Here is a quick video of it in operation.

Some Details

The engine will run from either a source of vacuum or pressure. The video shows it running on my shop vacuum. Except for the screws in the bearing caps of the crankshaft it is made completely of wood. It is a "dual-action" design. That is, the piston is alternately driven from above, then below, as opposed to an internal combustion engine, for instance, where the piston is only driven from above.

The cylinder has two ports, one near each end. Then there is a valve mechanism that switches the vacuum or pressure between the two ports, coordinated with the movement of the piston.

One more thing. I would encourage the interested reader to look on the Jay Leno's Garage YouTube channel for the "1832 Steam Engine" video. This is a stationary steam engine that was used to power a factory that Jay has restored to working order. If you've never seen one of these large steam engines running you will be surprised at how quiet and, dare I say, beautiful they are in operation.

Arduino Drawing Bot

 Drawing Bot

I built a drawing robot. Here is a rough little video of it in action.


The design, shown below, is certainly not original with me but I had all the parts laying around and I thought it would produce a nice profile picture.

The stepper motors wind and unwind the thread in order to position the Sharpie. Not shown in the above drawing is a solenoid mechanism that raises and lowers the Sharpie so that as it moves along it can either draw or not.

More Detail

I wrote a quick program in Processing on my pc that captures a photo and then rescales it and converts it to binary, that is, no color or gray-scale, just black or white pixels. The program then creates a file that is essentially just a list of every pixel in the picture with a "1" if the pixel is black or "0" if the pixel is white. My plan was to transmit the 1s and 0s to an Arduino over the serial connection but the current version of Processing doesn't support Serial on 64-bit Windows. So, I just copied the file to an SD card, and sneaker-netted it to an Arduino Uno with an SD shield on top.
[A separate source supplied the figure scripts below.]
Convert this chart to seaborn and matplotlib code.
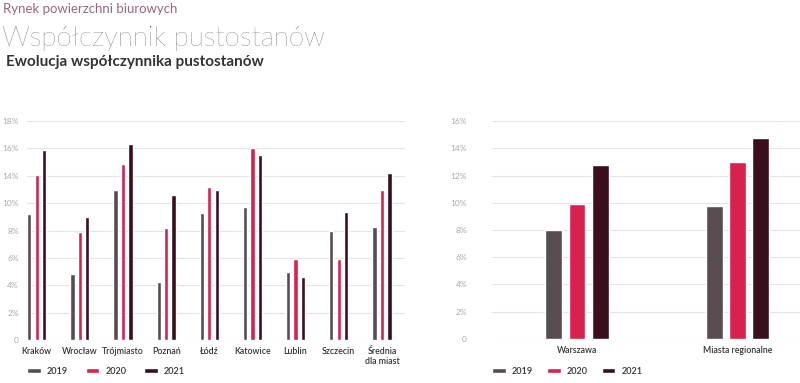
import numpy as np
import pandas as pd
import matplotlib
matplotlib.use("Agg")
import matplotlib.pyplot as plt
import seaborn as sns

# dane (w %)
years = ["2019", "2020", "2021"]
cities = ["Kraków", "Wrocław", "Trójmiasto", "Poznań", "Łódź",
          "Katowice", "Lublin", "Szczecin", "Średnia\ndla miast"]
v2019 = [10.35, 5.45, 12.3, 4.75, 10.45, 10.9, 5.6, 9.0, 9.3]
v2020 = [13.6, 8.9, 14.5, 9.2, 12.6, 15.8, 6.7, 6.7, 12.3]
v2021 = [15.6, 10.1, 16.1, 11.9, 12.3, 15.2, 5.2, 10.5, 13.7]
left_ticks = ["0", "2%", "4%", "6%", "8%", "10%", "14%", "16%", "18%"]

markets = ["Warszawa", "Miasta regionalne"]
m2019 = [7.98, 9.79]
m2020 = [9.93, 12.97]
m2021 = [12.8, 14.73]
right_ticks = ["0", "2%", "4%", "6%", "8%", "10%", "12%", "14%", "16%"]

colors = ["#574c4f", "#d9214e", "#3b0e1d"]

df_left = pd.DataFrame({
    "miasto": cities * 3,
    "rok": np.repeat(years, len(cities)),
    "wartosc": v2019 + v2020 + v2021,
})
df_right = pd.DataFrame({
    "rynek": markets * 3,
    "rok": np.repeat(years, len(markets)),
    "wartosc": m2019 + m2020 + m2021,
})

sns.set_style("white")
plt.rcParams["font.family"] = ["Lato", "DejaVu Sans"]

fig = plt.figure(figsize=(8, 3.83), dpi=100)

fig.text(0.004, 0.966, "Rynek powierzchni biurowych", fontsize=9.5,
         color="#9a6482", va="baseline")
fig.text(0.002, 0.88, "Współczynnik pustostanów", fontsize=20,
         color="#484848", va="baseline", fontweight="light")
fig.text(0.008, 0.828, "Ewolucja współczynnika pustostanów", fontsize=11,
         color="#333333", va="baseline", fontweight="bold")

# lewy wykres
ax1 = fig.add_axes([0.034, 0.112, 0.472, 0.572])
sns.barplot(data=df_left, x="miasto", y="wartosc", hue="rok", palette=colors,
            width=0.52, gap=0.42, saturation=1, ax=ax1, legend=True)
ax1.set_ylim(0, 18)
ax1.set_yticks(np.linspace(0, 18, 9))
ax1.set_yticklabels(left_ticks)
ax1.set_xlim(-0.22, 8.53)

# prawy wykres
ax2 = fig.add_axes([0.615, 0.115, 0.385, 0.569])
sns.barplot(data=df_right, x="rynek", y="wartosc", hue="rok", palette=colors,
            width=0.435, gap=0.28, saturation=1, ax=ax2, legend=True)
ax2.set_ylim(0, 16)
ax2.set_yticks(np.linspace(0, 16, 9))
ax2.set_yticklabels(right_ticks)
ax2.set_xlim(-0.53, 1.39)

for ax, pad, lx, cs in [(ax1, 6, 0.034, 2.0), (ax2, 18, 0.615, 1.6)]:
    ax.set_xlabel("")
    ax.set_ylabel("")
    for s in ax.spines.values():
        s.set_visible(False)
    ax.grid(axis="y", color="#e4e4e4", linewidth=0.8)
    ax.set_axisbelow(True)
    ax.tick_params(axis="y", length=0, labelsize=6, labelcolor="#a8a8a8", pad=pad)
    ax.tick_params(axis="x", length=0, labelsize=6.3, labelcolor="#333333", pad=5)
    for t in ax.get_xticklabels():
        t.set_fontweight("semibold")
    h, l = ax.get_legend_handles_labels()
    leg = ax.legend(h, l, loc="center left", bbox_to_anchor=(lx, 0.03),
                    bbox_transform=fig.transFigure, ncol=3, frameon=False,
                    handlelength=1.5, handleheight=0.45, handletextpad=0.65,
                    columnspacing=cs, fontsize=6.5, labelcolor="#333333",
                    borderpad=0, borderaxespad=0)
    for t in leg.get_texts():
        t.set_fontweight("semibold")

fig.savefig("out.png", dpi=100, facecolor="white")
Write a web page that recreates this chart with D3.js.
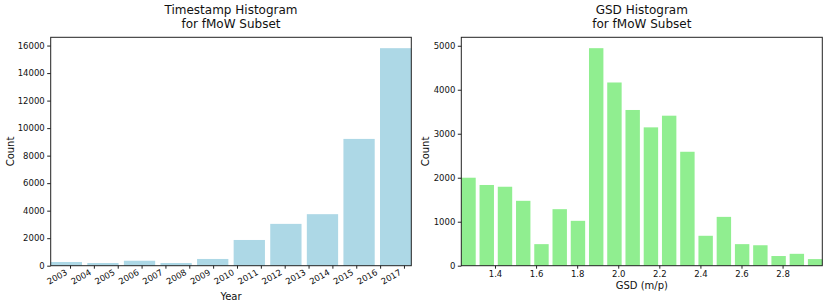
<!DOCTYPE html>
<html>
<head>
<meta charset="utf-8">
<script src="https://cdn.jsdelivr.net/npm/d3@7"></script>
<style>
  body { margin: 0; background: #fff; }
  text { font-family: "DejaVu Sans", sans-serif; fill: #111; }
  .axis path, .axis line { stroke: #222; }
</style>
</head>
<body>
<svg id="chart" width="830" height="307"></svg>
<script>
// ---- data ----
var yearCounts = [270, 195, 360, 195, 490, 1870, 3040, 3745, 9215, 15810];
var yearBinStart = 2002.19, yearBinWidth = 1.534;
var yearTicks = d3.range(2003, 2018);

var gsdCounts = [2000, 1835, 1795, 1475, 490, 1285, 1020, 4945, 4165, 3540,
                 3145, 3410, 2590, 680, 1110, 490, 465, 220, 270, 150];
var gsdBinStart = 1.236, gsdBinWidth = 0.0888;
var gsdTicks = [1.4, 1.6, 1.8, 2.0, 2.2, 2.4, 2.6, 2.8];

var svg = d3.select("#chart");

// draw one histogram panel
function histogram(opts) {
  var g = svg.append("g");
  var n = opts.counts.length;
  var x0 = opts.binStart,
      x1 = opts.binStart + (n - 1) * opts.binWidth + opts.frac * opts.binWidth;

  var x = d3.scaleLinear().domain([x0, x1]).range([opts.left, opts.right]);
  var y = d3.scaleLinear().domain([0, d3.max(opts.counts) * 1.05]).range([opts.bottom, opts.top]);

  // bars
  g.selectAll("rect.bar")
    .data(opts.counts)
    .enter().append("rect")
      .attr("class", "bar")
      .attr("x", function(d, i) { return x(opts.binStart + i * opts.binWidth); })
      .attr("width", function(d, i) {
        var s = opts.binStart + i * opts.binWidth;
        return x(s + opts.frac * opts.binWidth) - x(s);
      })
      .attr("y", function(d) { return y(d); })
      .attr("height", function(d) { return y(0) - y(d); })
      .attr("fill", opts.color);

  // y axis
  var yAxis = g.append("g")
    .attr("class", "axis")
    .attr("transform", "translate(" + opts.left + ",0)")
    .call(d3.axisLeft(y).tickValues(opts.yTicks).tickFormat(d3.format("d"))
      .tickSize(3.5).tickSizeOuter(0).tickPadding(2.5));
  yAxis.select(".domain").remove();
  yAxis.selectAll("text").style("font-size", "8.5px").style("font-family", "DejaVu Sans").attr("fill", "#111");

  // x axis
  var xAxis = g.append("g")
    .attr("class", "axis")
    .attr("transform", "translate(0," + opts.bottom + ")")
    .call(d3.axisBottom(x).tickValues(opts.xTicks).tickFormat(opts.xFormat)
      .tickSize(3).tickSizeOuter(0).tickPadding(3));
  xAxis.select(".domain").remove();
  var xt = xAxis.selectAll("text").style("font-size", "8.5px").style("font-family", "DejaVu Sans").attr("fill", "#111");
  if (opts.rotate) {
    xt.attr("text-anchor", "end")
      .attr("dy", null)
      .attr("y", 0)
      .attr("transform", "translate(-2.5,8.3) rotate(-30)");
  } else {
    xt.attr("y", 5).attr("dy", "0.71em");
  }

  // frame
  g.append("rect")
    .attr("x", opts.left).attr("y", opts.top)
    .attr("width", opts.right - opts.left).attr("height", opts.bottom - opts.top)
    .attr("fill", "none").attr("stroke", "#222").attr("stroke-width", 1);

  // titles and labels
  var cx = (opts.left + opts.right) / 2;
  g.append("text").attr("x", cx).attr("y", 14).attr("text-anchor", "middle")
    .style("font-size", "12px").text(opts.title[0]);
  g.append("text").attr("x", cx).attr("y", 27.5).attr("text-anchor", "middle")
    .style("font-size", "12px").text(opts.title[1]);

  g.append("text").attr("x", cx).attr("y", opts.xLabelY).attr("text-anchor", "middle")
    .style("font-size", "10px").text(opts.xLabel);
  g.append("text")
    .attr("transform", "translate(" + (opts.left - opts.yLabelOff) + "," + ((opts.top + opts.bottom) / 2) + ") rotate(-90)")
    .attr("text-anchor", "middle")
    .style("font-size", "10px").text("Count");
}

histogram({
  counts: yearCounts, binStart: yearBinStart, binWidth: yearBinWidth, frac: 0.855,
  left: 50.7, right: 411.3, top: 37.3, bottom: 265.7,
  color: "#ADD8E6",
  yTicks: d3.range(0, 16001, 2000),
  xTicks: yearTicks, xFormat: d3.format("d"), rotate: true,
  title: ["Timestamp Histogram", "for fMoW Subset"],
  xLabel: "Year", xLabelY: 300, yLabelOff: 36.5
});

histogram({
  counts: gsdCounts, binStart: gsdBinStart, binWidth: gsdBinWidth, frac: 0.79,
  left: 461.3, right: 822.3, top: 37.3, bottom: 265.7,
  color: "#90EE90",
  yTicks: d3.range(0, 5001, 1000),
  xTicks: gsdTicks, xFormat: d3.format(".1f"), rotate: false,
  title: ["GSD Histogram", "for fMoW Subset"],
  xLabel: "GSD (m/p)", xLabelY: 289, yLabelOff: 32
});
</script>
</body>
</html>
The program on the Uno just moves back and forth across the drawing area, raster style, reading the file and putting the Sharpie down if the next point is a "1" or up if the next point is a "0". The program uses the Pythagorean theorem to to calculate how long the threads should be at each point, and based on how long they were for the last point it either winds or unwinds thread from the shafts of the two stepper motors.

What I would do next

The Drawing Bot is slow. Depending on the resolution of the picture it can take hours to complete a drawing. The Arduino program could certainly be made more efficient. For instance, right now it just draws from left to right, then returns to the left end of the next line down. If it drew in both directions it would probably be 30% faster. It could also be made to skip more directly over areas where nothing is to be drawn.

Further, I built it to draw using 8 1/2" x 11" paper. If desired, though, without any changes in the design (just longer thread) it could easily draw pictures ten times as large. Of course without improving the efficiency of the program you'd be a lot older by the time it got done.